Watson and Crick proposed a possible mechanism of replication based on their model. Their observation stemmed from the property of complementarity.

According to them:

(a) The hydrogen bonds between the bases of two complementary chains dissolve and the two chains unwind.

(b) Each strand maintains its integrity in the process and does not break down.

(c) Each strand acts as a template (a guide or blue print) or pattern for assembly of another strand, one which is complementary to it.

(d) The complementary strands are constructed from the building material of the nucleotides present in the cell.

(e) As the sugar phosphate back bone is assembled each nitrogen base in the original strand attracts the complementary one. The purine adenine (A) in one chain attracts the Pyrimidine (T).

Similarly T in the other original chain attracts the free units of A present in the cell.

(f) This complementary attraction by all the bases in each of the two original strands along with the assembly of sugar phosphate back bone results in the construction of two new chains, each complementary to the original old ones.

(g) The enzyme DNA polymerase catalyzes the process of replication.

Schemes for DNA replication

There are three schemes.

(1) Semi conservative replication: The above mentioned mechanism for DNA molecule replication is called semi conservative replication because the entire double helix does not remain intact when new DNA is being formed, instead two strands come apart. However each strand is preserved intact. Every daughter DNA molecule has an intact template strand and an intact newly replicated strand.

(2) Conservative Replication: It is alternative method of replication. In this type of replication the original double helix stay together and a new double stranded molecule is built up next to them. The original double helix acts as template for a new one; one daughter molecule would consist of the original parent DNA and the other daughter would be totally new DNA.

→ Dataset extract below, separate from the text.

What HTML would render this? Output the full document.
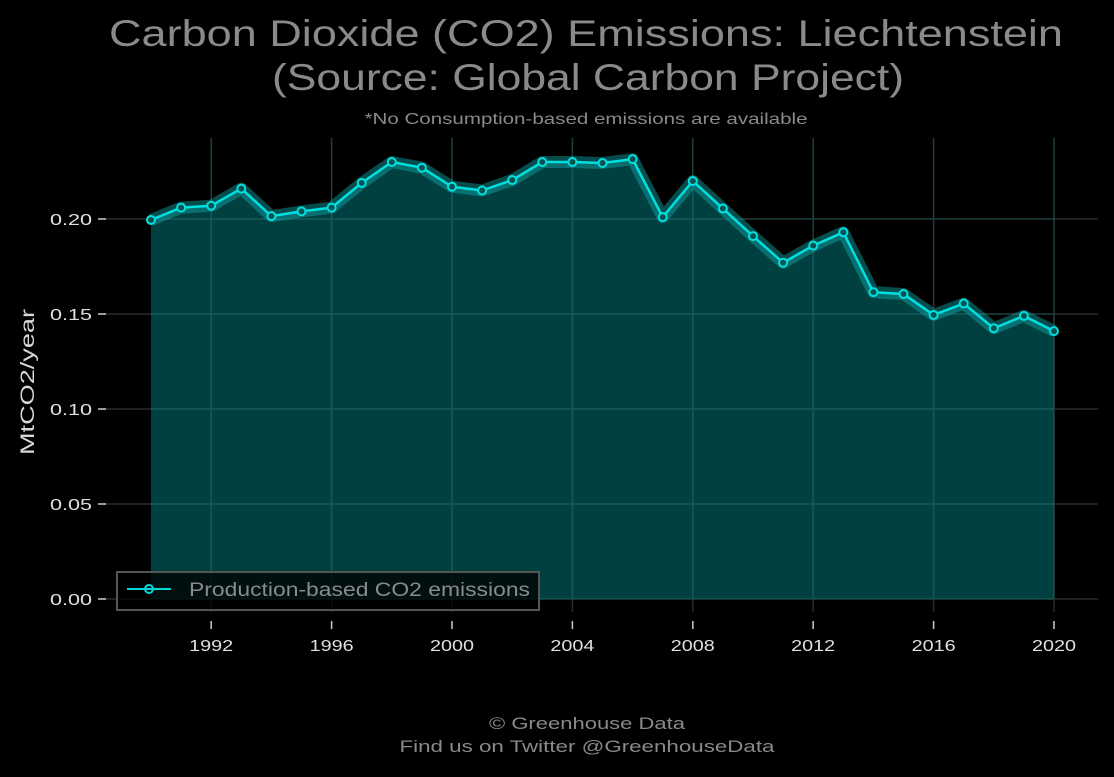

(3) Dispersive Replication: The original strands breaks down end entirely new strands are constructed from these and other in the cell. Some parts of original double helix are conserved and some parts are not. Daughter molecules would consist of part template and part newly synthesized DNA.

EXPERIMENTAL EVIDENCE OF REPLICATION

Meselson and Stahl in 1958 provided a strong support for the concept of replication as suggested by Watson and Crick. They designed an experiment to determine the mode of DNA replication. They grew E. coli in medium containing a heavy isotope of nitrogen 15N (normal form of nitrogen is 14N). After growing for several generations on the 15N medium the DNA of E. coli becomes denser (heavy). They employed a technique called density gradient – centrifugation to determine the density of DNA strand. When extracted from cells this heavy DNA settled out in the density of DNA strands. When extracted from cells this heavy DNA settled out in the density gradient at characteristic position.

Replication is bidirectional: Carins established that replication initiates at a single site and it is bidirectional i.e. two replicating sites move in opposite directions around the circular DNA. He also determined the time of movement of this work around the circular DNA.

Replication in Eukaryotes: In Eukaryotes DNA molecules (chromosomes) are larger than in Prokaryotes and are not circular.